After numerous run-ins with criminals, his daily concern became, ‘What can I do differently today than I did yesterday to avoid the killer, robber or kidnapper?’

“It was stressful,” he admitted. “Everyone is paranoid. I thought, ‘Wow, I’ve been so lucky.’ Usually people don’t get to tell their stories. I’m telling you, I went through these experiences four or five times.”

A Quiet Life

Two years ago, James packed up his life and moved to the United States, leaving behind his family. In an effort to build a strong foundation in a foreign country, James deemed it necessary to earn an American bachelor’s degree. Searching for options, he learned of NHCC and began attending shortly thereafter.

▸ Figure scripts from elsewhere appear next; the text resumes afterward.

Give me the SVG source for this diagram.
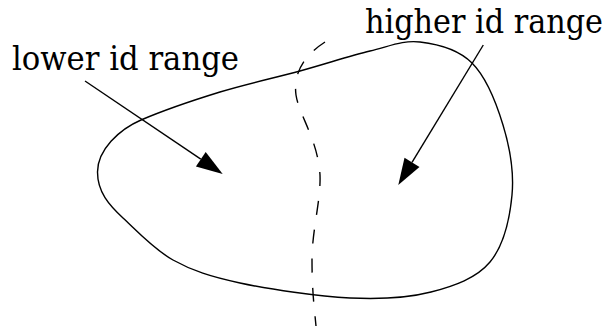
<svg xmlns="http://www.w3.org/2000/svg" width="613" height="326" viewBox="0 0 613 326">
<style>
.ln{fill:none;stroke:#000;stroke-width:1.4}
.dash{stroke-dasharray:14 15}
.lbl{font-family:"DejaVu Serif Condensed","DejaVu Serif","Liberation Serif",serif;font-stretch:condensed;font-size:33px;fill:#000}
</style>
<defs>
<marker id="ah" markerUnits="userSpaceOnUse" markerWidth="30" markerHeight="20" viewBox="0 -10 30 20" refX="0" refY="0" orient="auto" overflow="visible">
<path d="M0,-8.75 L26.4,0 L0,8.75 z" fill="#000"/>
</marker>
</defs>
<rect width="613" height="326" fill="#fff"/>
<g id="region">
<path class="ln" d="M97.5,172 C97.5,150 119,129.5 141,120 C158.5,112.5 193.5,100.17 220,92 C246.5,83.83 275,77.83 300,71 C325,64.17 350,55.83 370,51 C390,46.17 403,40 420,42 C437,44 458.17,49.17 472,63 C485.83,76.83 496.33,103 503,125 C509.67,147 514.17,172.17 512,195 C509.83,217.83 503.5,245.83 490,262 C476.5,278.17 454.33,286 431,292 C407.67,298 381.83,299.5 350,298 C318.17,296.5 269.5,289.33 240,283 C210.5,276.67 192.5,270.83 173,260 C153.5,249.17 137,231 123,218 C109,205 97.5,192 97.5,172 Z"/>
</g>
<g id="divider">
<path class="ln dash" d="M325,42 C305,55 293,72 296,95 C299,115 318,140 320,175 C321,200 312,230 312,260 C312,290 314,305 316,326"/>
</g>
<g id="label-lower">
<text class="lbl" x="12" y="70" textLength="227" lengthAdjust="spacingAndGlyphs">lower id range</text>
</g>
<g id="label-higher">
<text class="lbl" x="365" y="33" textLength="238" lengthAdjust="spacingAndGlyphs">higher id range</text>
</g>
<g id="connectors">
<line class="ln" x1="85" y1="81" x2="200.8" y2="159.2" marker-end="url(#ah)"/>
<line class="ln" x1="483.3" y1="45" x2="412" y2="162.4" marker-end="url(#ah)"/>
</g>
</svg>
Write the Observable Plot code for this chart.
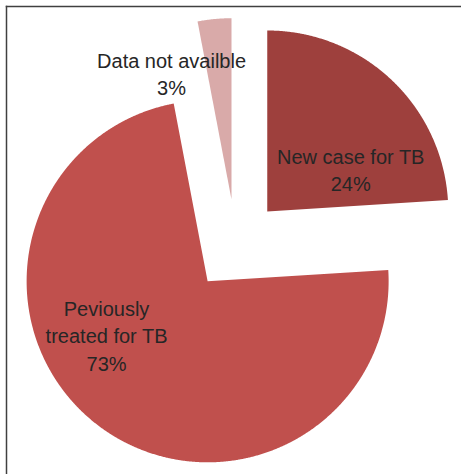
<!DOCTYPE html>
<html>
<head>
<meta charset="utf-8">
<script src="https://cdn.jsdelivr.net/npm/d3@7"></script>
<script src="https://cdn.jsdelivr.net/npm/@observablehq/plot@0.6"></script>
<style>
  html, body { margin: 0; padding: 0; background: #ffffff; }
  #chart svg { display: block; }
</style>
</head>
<body>
<div id="chart"></div>
<script>
// ---- data ----
const categories = ["New case for TB", "Peviously treated for TB", "Data not availble"];
const percents = [24, 73, 3];
const labels = ["New case for TB\n24%", "Peviously\ntreated for TB\n73%", "Data not availble\n3%"];

// ---- styles / layout ----
const colors = ["#9e403d", "#c0504d", "#d9aaa9"];
const explode = 0.254;                 // slice offset, in radius units
const labelXY = [[0.635, 0.421], [-0.714, -0.494], [-0.355, 0.951]]; // label centres, radius units
const W = 461, H = 474;
const mL = 6, mT = 6;
const cx = 235.3, cy = 244.5, R = 181; // pie centre/radius in pixels

// ---- build slice polygons ----
const arcs = d3.pie().sort(null).value(d => d)(percents);
const poly = [];
arcs.forEach((a, i) => {
  const mid = (a.startAngle + a.endAngle) / 2;
  const ox = explode * Math.sin(mid), oy = explode * Math.cos(mid);
  poly.push({cat: categories[i], x: ox, y: oy});
  const n = Math.max(4, Math.ceil((a.endAngle - a.startAngle) / (Math.PI / 720)));
  for (let k = 0; k <= n; k++) {
    const t = a.startAngle + (a.endAngle - a.startAngle) * k / n;
    poly.push({cat: categories[i], x: ox + Math.sin(t), y: oy + Math.cos(t)});
  }
  poly.push({cat: categories[i], x: ox, y: oy});
});
const labelData = categories.map((c, i) => ({cat: c, text: labels[i], x: labelXY[i][0], y: labelXY[i][1]}));

const chart = Plot.plot({
  width: W,
  height: H,
  marginLeft: mL, marginTop: mT, marginRight: 0, marginBottom: 0,
  style: {background: "#ffffff", fontFamily: "'Liberation Sans', Arial, sans-serif"},
  x: {domain: [(mL - cx) / R, (W - cx) / R], axis: null},
  y: {domain: [(cy - H) / R, (cy - mT) / R], axis: null},
  color: {domain: categories, range: colors},
  marks: [
    Plot.line(poly, {x: "x", y: "y", z: "cat", fill: "cat", stroke: "none", curve: "linear"}),
    Plot.text(labelData, {x: "x", y: "y", text: "text", fill: "#262626", fontSize: 20, lineHeight: 1.38, textAnchor: "middle"}),
    Plot.frame({anchor: "top", stroke: "#404040", strokeWidth: 1.5}),
    Plot.frame({anchor: "left", stroke: "#404040", strokeWidth: 1.5})
  ]
});
document.getElementById("chart").appendChild(chart);
</script>
</body>
</html>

During his first year, James learned of his father’s passing. Like his brother, he was murdered by gangsters, however, this time it happened eight hours from the city. The news made his transition that much harder. But, James persevered. In the fall, James was awarded a scholarship from the NHCC Foundation, which has provided him a breath of fresh air.

“Things are difficult as an international student,” he said. “I have my savings and no help from my country because my dad passed away. Having economic help is super helpful. It’s comforting knowing this semester will be easier. James will be graduating from NHCC at the end of fall semester. He is a straight A student, who has yet to succumb to any obstacle he faces.